History of the Human Sciences
- Discipline: History of the social sciences
- Language: English
- Edited by: Felicity Callard, Rhodri Hayward, Angus Nicholls, Chris Renwick

Publication details
- History: 1988-present
- Publisher: SAGE Publications
- Frequency: 5/year
- Impact factor: 0.397 (2016)

Standard abbreviations
- ISO 4: Hist. Hum. Sci.

Indexing
- ISSN: 0952-6951 (print) 1461-720X (web)
- LCCN: 92642356
- OCLC no.: 41551836

Links
- Journal homepage; Online access; Online archive;

= History of the Human Sciences =

History of the Human Sciences is a peer-reviewed academic journal that covers research on the history of the human sciences.
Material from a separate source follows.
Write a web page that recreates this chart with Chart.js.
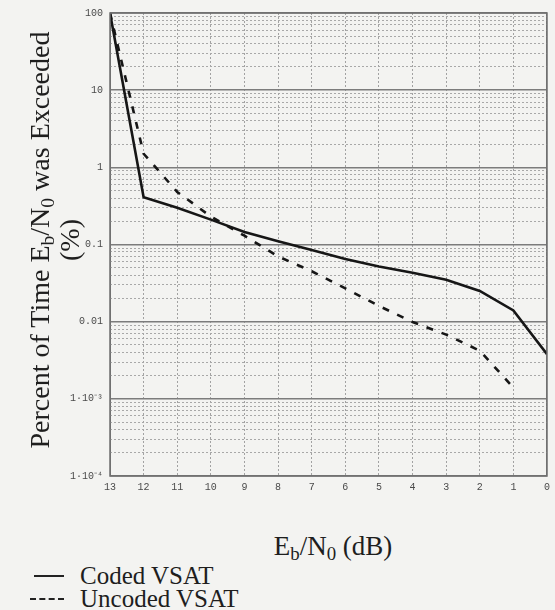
<!DOCTYPE html>
<html>
<head>
<meta charset="utf-8">
<script src="https://cdn.jsdelivr.net/npm/chart.js@4.4.1/dist/chart.umd.min.js"></script>
<style>
  body { margin: 0; width: 555px; height: 610px; overflow: hidden; position: relative;
         background: #f3f3f1; color: #1e1e1e; font-family: "Liberation Serif", "Times New Roman", serif; }
  #plot { position: absolute; left: 0; top: 0; width: 555px; height: 500px; }
  .ytitle { position: absolute; left: -185px; top: 210px; width: 480px; height: 60px;
            transform: rotate(-90deg); text-align: center; font-size: 28px; line-height: 30px; }
  .xtitle { position: absolute; left: 213px; top: 531px; width: 240px; text-align: center; font-size: 27px; }
  .legend { position: absolute; left: 30px; top: 564px; font-size: 25px; line-height: 23px; }
  .legend-row { display: flex; align-items: center; }
  .legend-line { width: 30px; margin-left: 4px; margin-right: 16px; border-top: 2px solid #222; }
  .legend-line.dash { width: 34px; margin-left: 0; border-top: 2px dashed #222; }
  sub { font-size: 0.7em; vertical-align: -0.25em; line-height: 0; }
</style>
</head>
<body>
<div id="plot"><canvas id="chart"></canvas></div>
<div class="ytitle">Percent of Time E<sub>b</sub>/N<sub>0</sub> was Exceeded<br>(%)</div>
<div class="xtitle">E<sub>b</sub>/N<sub>0</sub> (dB)</div>
<div class="legend">
  <div class="legend-row"><span class="legend-line"></span>Coded VSAT</div>
  <div class="legend-row"><span class="legend-line dash"></span>Uncoded VSAT</div>
</div>
<script>
// Eb/N0 (dB) values, read left to right (axis runs 13 -> 0)
var ebn0 = [13, 12, 11, 10, 9, 8, 7, 6, 5, 4, 3, 2, 1, 0];
// percent of time exceeded
var coded = [100, 0.41, 0.3, 0.21, 0.145, 0.11, 0.085, 0.065, 0.052, 0.043, 0.035, 0.025, 0.014, 0.0038];
var uncoded = [100, 1.5, 0.48, 0.23, 0.13, 0.07, 0.045, 0.027, 0.016, 0.0099, 0.0068, 0.0042, 0.0014, null];

var yDecades = [1e-4, 1e-3, 0.01, 0.1, 1, 10, 100];
var yDecadeLabels = ['1\u00b710\u207b\u2074', '1\u00b710\u207b\u00b3', '0.01', '0.1', '1', '10', '100'];
var xTicks = [13, 12, 11, 10, 9, 8, 7, 6, 5, 4, 3, 2, 1, 0];

function toPoints(ys) {
  return ebn0.map(function(x, i) { return { x: x, y: ys[i] }; });
}

function decadeIndex(v) {
  for (var i = 0; i < yDecades.length; i++) {
    if (Math.abs(v - yDecades[i]) / yDecades[i] < 1e-6) return i;
  }
  return -1;
}

// frame around the plot area
var framePlugin = {
  id: 'frame',
  afterDraw: function(chart) {
    var a = chart.chartArea, ctx = chart.ctx;
    ctx.save();
    ctx.strokeStyle = '#6e6e6e';
    ctx.lineWidth = 1.5;
    ctx.strokeRect(a.left, a.top, a.right - a.left, a.bottom - a.top);
    ctx.restore();
  }
};

new Chart(document.getElementById('chart'), {
  type: 'line',
  data: {
    datasets: [
      {
        label: 'Coded VSAT',
        data: toPoints(coded),
        borderColor: '#161616',
        borderWidth: 2.6,
        pointRadius: 0,
        tension: 0
      },
      {
        label: 'Uncoded VSAT',
        data: toPoints(uncoded),
        borderColor: '#161616',
        borderWidth: 2.6,
        borderDash: [7, 9],
        pointRadius: 0,
        tension: 0,
        spanGaps: false
      }
    ]
  },
  options: {
    responsive: true,
    maintainAspectRatio: false,
    animation: false,
    layout: { padding: { top: 13, right: 3, left: 0, bottom: 0 } },
    plugins: { legend: { display: false }, tooltip: { enabled: false } },
    scales: {
      x: {
        type: 'linear',
        reverse: true,
        min: 0,
        max: 13,
        afterBuildTicks: function(scale) {
          scale.ticks = xTicks.map(function(v) { return { value: v }; });
        },
        afterFit: function(scale) { scale.height = 24; },
        ticks: {
          autoSkip: false,
          maxRotation: 0,
          padding: 5,
          color: '#4a4a4a',
          font: { family: 'Liberation Mono', size: 10 }
        },
        grid: {
          drawTicks: false,
          color: function(ctx) { return (ctx.tick && (ctx.tick.value === 0 || ctx.tick.value === 13)) ? '#7a7a7a' : '#a2a2a2'; },
          lineWidth: 1
        },
        border: {
          display: false,
          dash: function(ctx) {
            if (!ctx.tick) return [];
            return (ctx.tick.value === 0 || ctx.tick.value === 13) ? [] : [2, 2];
          }
        }
      },
      y: {
        type: 'logarithmic',
        min: 1e-4,
        max: 100,
        afterBuildTicks: function(scale) {
          var t = [];
          for (var d = 0; d < yDecades.length - 1; d++) {
            for (var m = 1; m <= 9; m++) t.push({ value: yDecades[d] * m });
          }
          t.push({ value: 100 });
          scale.ticks = t;
        },
        afterFit: function(scale) { scale.width = 110; },
        ticks: {
          autoSkip: false,
          padding: 7,
          color: '#4a4a4a',
          font: { family: 'Liberation Mono', size: 10 },
          callback: function(v) {
            var i = decadeIndex(v);
            return i >= 0 ? yDecadeLabels[i] : '';
          }
        },
        grid: {
          drawTicks: false,
          color: function(ctx) { return ctx.tick && decadeIndex(ctx.tick.value) >= 0 ? '#7c7c7c' : '#a8a8a8'; },
          lineWidth: function(ctx) { return ctx.tick && decadeIndex(ctx.tick.value) >= 0 ? 1.6 : 1; }
        },
        border: {
          display: false,
          dash: function(ctx) {
            if (!ctx.tick) return [];
            return decadeIndex(ctx.tick.value) >= 0 ? [] : [2, 2];
          }
        }
      }
    }
  },
  plugins: [framePlugin]
});
</script>
</body>
</html>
Its editors-in-chief are Felicity Callard (University of Durham), Rhodri Hayward (Queen Mary University of London), Angus Nicholls (Queen Mary University of London) and Chris Renwick (University of York). The book reviews editor is Chris Millard (Sheffield University) and the web editor is Des Fitzgerald (Cardiff University). The journal was established in 1988 and is published by SAGE Publications. The previous editor was James Good (University of Durham).

The journal provides comprehensive coverage of a range of themes across the human sciences. Special issues and sections have been devoted to such topics as: psychotherapy in historical perspective, the Frankfurt School, the social and human sciences across the Iron Curtain, Vyotsky, Norbert Elias and process sociology, historians in the archive, the invention of the psychosocial, and Hans Blumenberg.

== Abstracting and indexing ==
History of the Human Sciences is abstracted and indexed in Academic Search Premier, the Arts and Humanities Citation Index, Current Contents, the International Bibliography of the Social Sciences, Scopus, and the Social Sciences Citation Index. According to the Journal Citation Reports, the journal has a 2016 impact factor of 0.397.